Replication Cache tackles these issues by having the database proactively push changes directly to a local, in-memory cache within the web application.

By eliminating network calls for read operations entirely, it delivers data at near-zero latency, freeing up network bandwidth and shifting the focus from speeding up lookups to eliminating them altogether.

It achieves this with CDC by subscribing to the database's transaction log (the binlog in MySQL). The system reads binlog events and applies every INSERT, UPDATE, and DELETE operation directly to the local cache in near real-time.

It's important to understand that the Replication Cache is a non-blocking, fail-safe layer. It operates asynchronously in the background and doesn't change your application's primary data retrieval logic. If for any reason the cache is unavailable, or a specific piece of data isn't in the cache yet, the application seamlessly falls back to querying the database directly. This ensures the application remains fully functional and resilient—the cache is an optimization layer, not a required component of the data flow.

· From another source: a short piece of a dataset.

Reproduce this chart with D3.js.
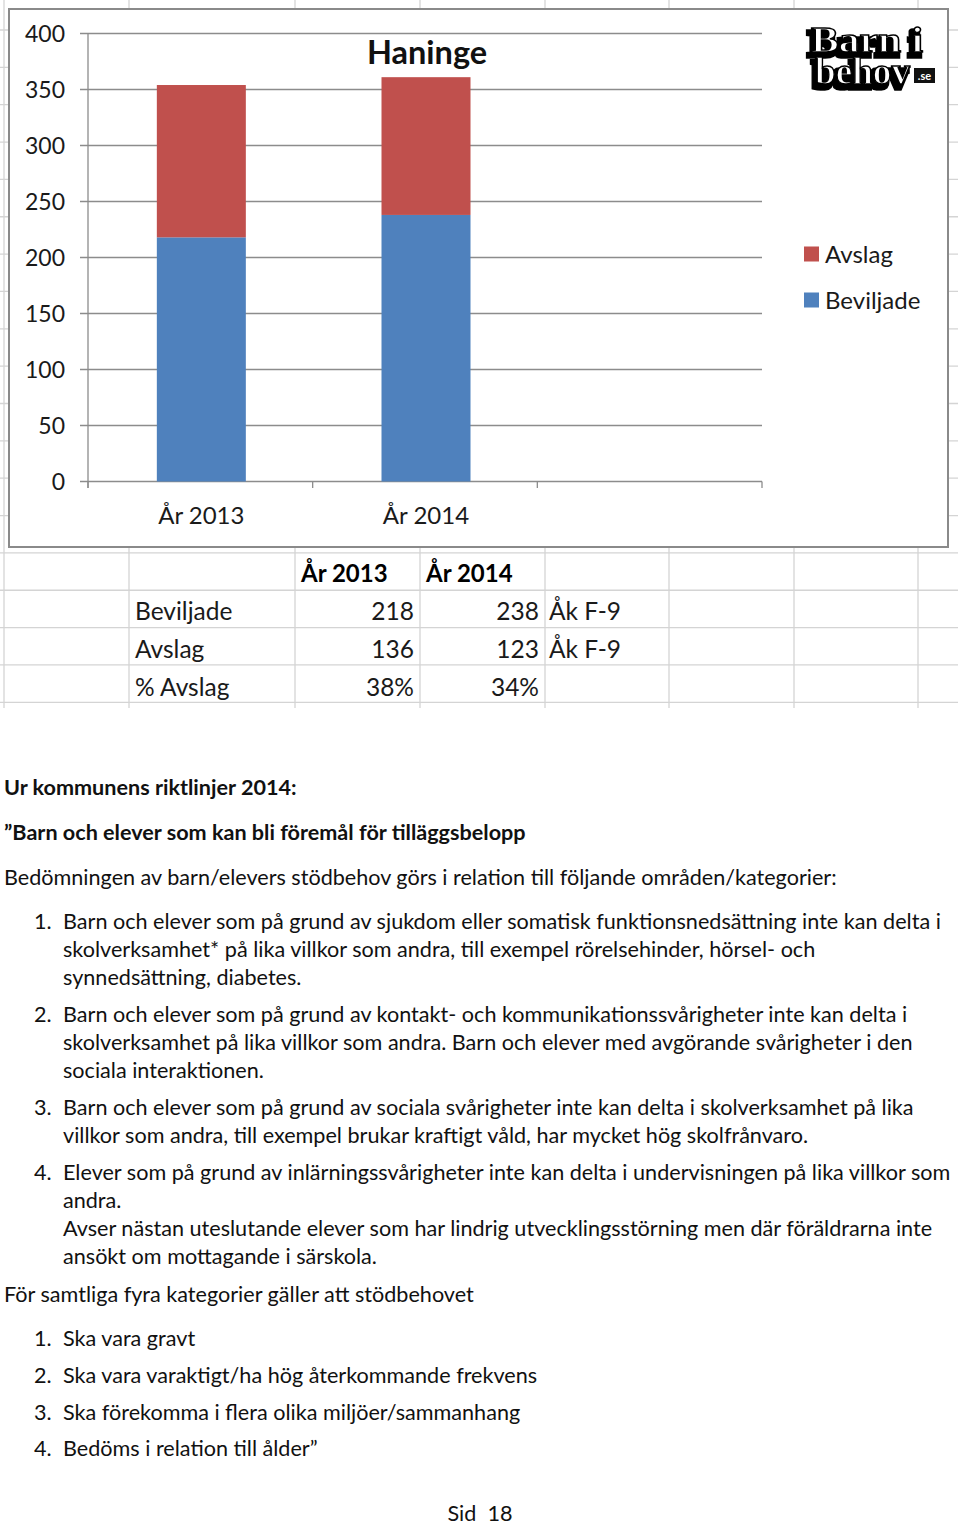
<!DOCTYPE html>
<html><head><meta charset="utf-8">
<script src="https://cdn.jsdelivr.net/npm/d3@7"></script>
<style>
html,body{margin:0;padding:0;background:#fff;}
svg{display:block;}
</style></head>
<body>
<svg id="c" width="960" height="1525"></svg>
<script>
// ---- data ----
const categories = ["År 2013", "År 2014"];
const beviljade = [218, 238];
const avslag = [136, 123];
const pctAvslag = ["38%", "34%"];
const notes = ["Åk F-9", "Åk F-9"];
const yTicks = [0, 50, 100, 150, 200, 250, 300, 350, 400];
const seriesNames = ["Beviljade", "Avslag"];
const seriesColors = ["#4F81BD", "#C0504D"];
const chartTitle = "Haninge";

const bodyLines = [
  {t:"Ur kommunens riktlinjer 2014:", b:true, x:4, y:795},
  {t:"”Barn och elever som kan bli föremål för tilläggsbelopp", b:true, x:4, y:840},
  {t:"Bedömningen av barn/elevers stödbehov görs i relation till följande områden/kategorier:", x:4, y:885},
  {n:"1.", t:"Barn och elever som på grund av sjukdom eller somatisk funktionsnedsättning inte kan delta i", y:929},
  {t:"skolverksamhet* på lika villkor som andra, till exempel rörelsehinder, hörsel- och", y:957},
  {t:"synnedsättning, diabetes.", y:985},
  {n:"2.", t:"Barn och elever som på grund av kontakt- och kommunikationssvårigheter inte kan delta i", y:1022},
  {t:"skolverksamhet på lika villkor som andra. Barn och elever med avgörande svårigheter i den", y:1050},
  {t:"sociala interaktionen.", y:1078},
  {n:"3.", t:"Barn och elever som på grund av sociala svårigheter inte kan delta i skolverksamhet på lika", y:1115},
  {t:"villkor som andra, till exempel brukar kraftigt våld, har mycket hög skolfrånvaro.", y:1143},
  {n:"4.", t:"Elever som på grund av inlärningssvårigheter inte kan delta i undervisningen på lika villkor som", y:1180},
  {t:"andra.", y:1208},
  {t:"Avser nästan uteslutande elever som har lindrig utvecklingsstörning men där föräldrarna inte", y:1236},
  {t:"ansökt om mottagande i särskola.", y:1264},
  {t:"För samtliga fyra kategorier gäller att stödbehovet", x:4, y:1302},
  {n:"1.", t:"Ska vara gravt", y:1346},
  {n:"2.", t:"Ska vara varaktigt/ha hög återkommande frekvens", y:1383},
  {n:"3.", t:"Ska förekomma i flera olika miljöer/sammanhang", y:1420},
  {n:"4.", t:"Bedöms i relation till ålder”", y:1456}
];

const svg = d3.select("#c");
const FONT = "Lato, 'Open Sans', sans-serif";
const TXT = "#1a1a1a";

// shadow filter for logo
const defs = svg.append("defs");
const f = defs.append("filter").attr("id", "logoShadow").attr("x", "-20%").attr("y", "-20%")
  .attr("width", "140%").attr("height", "160%");
f.append("feMorphology").attr("in", "SourceAlpha").attr("operator", "dilate").attr("radius", 1.5).attr("result", "d");
f.append("feOffset").attr("in", "d").attr("dx", -3).attr("dy", 4).attr("result", "o");
f.append("feFlood").attr("flood-color", "#000");
f.append("feComposite").attr("in2", "o").attr("operator", "in").attr("result", "sh");
const fm = f.append("feMerge");
fm.append("feMergeNode").attr("in", "sh");
fm.append("feMergeNode").attr("in", "SourceGraphic");

// ---- spreadsheet grid behind ----
const gridCols = [4, 129, 295, 420, 545, 669, 794, 918];
const grid = svg.append("g").attr("stroke", "#d4d4d4").attr("stroke-width", 1.3);
gridCols.forEach(x => grid.append("line").attr("x1", x).attr("x2", x).attr("y1", 0).attr("y2", 708));
d3.range(19).forEach(i => {
  const y = 30 + i * 37.35;
  grid.append("line").attr("x1", 0).attr("x2", 958).attr("y1", y).attr("y2", y);
});

// ---- chart frame ----
svg.append("rect").attr("x", 9).attr("y", 9).attr("width", 939).attr("height", 538)
  .attr("fill", "#fff").attr("stroke", "#8a8a8a").attr("stroke-width", 2);

// ---- scales ----
const xBound = d3.scaleLinear().domain([0, 3]).range([88, 762]);
const y = d3.scaleLinear().domain([0, 400]).range([481.5, 33.5]);

// gridlines
const g = svg.append("g");
g.selectAll("line.gl").data(yTicks).join("line")
  .attr("x1", 80).attr("x2", 762)
  .attr("y1", d => y(d)).attr("y2", d => y(d))
  .attr("stroke", "#8c8c8c").attr("stroke-width", 1.3);
// y axis line
g.append("line").attr("x1", 88).attr("x2", 88).attr("y1", y(400)).attr("y2", 488)
  .attr("stroke", "#8c8c8c").attr("stroke-width", 1.3);
// x ticks
g.selectAll("line.xt").data([0, 1, 2, 3]).join("line")
  .attr("x1", d => xBound(d)).attr("x2", d => xBound(d))
  .attr("y1", y(0)).attr("y2", 488)
  .attr("stroke", "#8c8c8c").attr("stroke-width", 1.3);

// y tick labels
g.selectAll("text.yl").data(yTicks).join("text")
  .attr("x", 65).attr("y", d => y(d) + 8)
  .attr("text-anchor", "end").attr("font-family", FONT).attr("font-size", 23)
  .attr("fill", TXT).text(d => d);

// stacked bars
const rows = categories.map((c, i) => ({cat: c, Beviljade: beviljade[i], Avslag: avslag[i]}));
const stack = d3.stack().keys(seriesNames)(rows);
const bw = 89;
const catCenter = d => (xBound(categories.indexOf(d) + 0.5));
stack.forEach((s, si) => {
  g.selectAll("rect.s" + si).data(s).join("rect")
    .attr("x", d => catCenter(d.data.cat) - bw / 2 + 1)
    .attr("width", bw)
    .attr("y", d => y(d[1]))
    .attr("height", d => y(d[0]) - y(d[1]))
    .attr("fill", seriesColors[si]);
});

// x labels
g.selectAll("text.xl").data(categories).join("text")
  .attr("x", d => catCenter(d) + 1).attr("y", 524)
  .attr("text-anchor", "middle").attr("font-family", FONT).attr("font-size", 24)
  .attr("fill", TXT).text(d => d);

// title
svg.append("text").attr("x", 427).attr("y", 64).attr("text-anchor", "middle")
  .attr("font-family", FONT).attr("font-weight", "bold").attr("font-size", 32.5)
  .attr("fill", "#111").text(chartTitle);

// legend
const legendOrder = [1, 0];
legendOrder.forEach((si, k) => {
  const ly = 254 + k * 46;
  svg.append("rect").attr("x", 804).attr("y", ly - 7.5).attr("width", 15).attr("height", 15)
    .attr("fill", seriesColors[si]);
  svg.append("text").attr("x", 825).attr("y", ly + 8.5).attr("font-family", FONT)
    .attr("font-size", 24).attr("fill", TXT).text(seriesNames[si]);
});

// logo (one text element, two lines)
const logo = svg.append("g").attr("font-family", "'Liberation Serif', serif").attr("font-weight", "bold");
const logoText = logo.append("text").attr("fill", "#fff").attr("stroke", "#000").attr("stroke-width", 1.4)
  .attr("filter", "url(#logoShadow)");
[["Barn i", 811, 52, 112, 36], ["behov", 815, 84, 95, 38]].forEach(([t, lx, ly, w, fs]) => {
  logoText.append("tspan").attr("x", lx).attr("y", ly).attr("font-size", fs)
    .attr("textLength", w).attr("lengthAdjust", "spacingAndGlyphs").text(t);
});
logo.append("rect").attr("x", 914).attr("y", 68).attr("width", 21).attr("height", 15).attr("fill", "#111");
logo.append("text").attr("x", 924.5).attr("y", 80).attr("text-anchor", "middle").attr("font-size", 11)
  .attr("font-family", FONT).attr("fill", "#fff").text(".se");

// ---- table ----
const tbl = svg.append("g").attr("font-family", FONT).attr("font-size", 24.5).attr("fill", TXT);
categories.forEach((c, i) => {
  tbl.append("text").attr("x", 301 + i * 125).attr("y", 582).attr("font-weight", "bold")
    .attr("fill", "#000").attr("font-size", 24).text(c);
});
const tableRows = [
  {label: "Beviljade", vals: beviljade, note: notes[0]},
  {label: "Avslag", vals: avslag, note: notes[1]},
  {label: "% Avslag", vals: pctAvslag, note: ""}
];
tableRows.forEach((r, ri) => {
  const by = 620 + ri * 38;
  tbl.append("text").attr("x", 135).attr("y", by).text(r.label);
  r.vals.forEach((v, i) => {
    tbl.append("text").attr("x", 414 + i * 125).attr("y", by).attr("text-anchor", "end").text(v);
  });
  if (r.note) tbl.append("text").attr("x", 549).attr("y", by).text(r.note);
});

// ---- body text ----
const body = svg.append("g").attr("font-family", FONT).attr("font-size", 21.6).attr("fill", "#111");
bodyLines.forEach(l => {
  if (l.n) body.append("text").attr("x", 34).attr("y", l.y).text(l.n);
  body.append("text").attr("x", l.x !== undefined ? l.x : 63).attr("y", l.y)
    .attr("font-weight", l.b ? "bold" : null).text(l.t);
});
svg.append("text").attr("x", 480).attr("y", 1521).attr("text-anchor", "middle")
  .attr("font-family", FONT).attr("font-size", 21.6).attr("fill", "#111").text("Sid\u00a0\u00a018");
</script>
</body></html>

This approach is available in two main configurations:

Direct Connect

In this simple model, your web application acts as a database replica, connecting directly to the database to read the binlog stream and updates its own local cache.

  • Benefits: This is a simple, lightweight approach that requires no additional services. It's a great fit for a single-tenant application.
  • Considerations: Each application instance maintains a persistent database connection, which can increase the number of replica connections.

Intermediary Replicator

For a multi-tenant environment, an intermediary replicator service is the recommended model. This service centralizes the process and provides granular access control. In a setup where a single database server hosts multiple databases, the replicator ensures that each web application only receives the data specific to its tenant. The replicator then broadcasts these data changes to the web applications via gRPC, a high-performance framework for remote procedure calls.

  • Benefits: This model provides granular access control, decouples applications from the database, and centralizes binlog parsing.
  • Considerations: It adds one more service to manage and requires some understanding of configuring Java direct memory used by gRPC.

Key Advantages

Replication Cache system offers several significant benefits:

  • Near-Zero Latency: Read operations are served from the local, in-memory cache, delivering data at memory-access speeds—orders of magnitude faster than a network-bound distributed cache.
  • Real-Time Consistency: By reading the binlog, the cache stays perfectly in sync with the database, providing up-to-the-minute data without complex invalidation logic.
  • Reduced Database Load: With most read queries handled locally, the primary database is free to focus on write transactions.
  • Simplified Scalability: You can easily scale horizontally by simply adding more web application instances, each with its own local cache, without putting extra stress on the database.
  • Access Control: The intermediary replicator model provides robust access control for multi-tenant environments.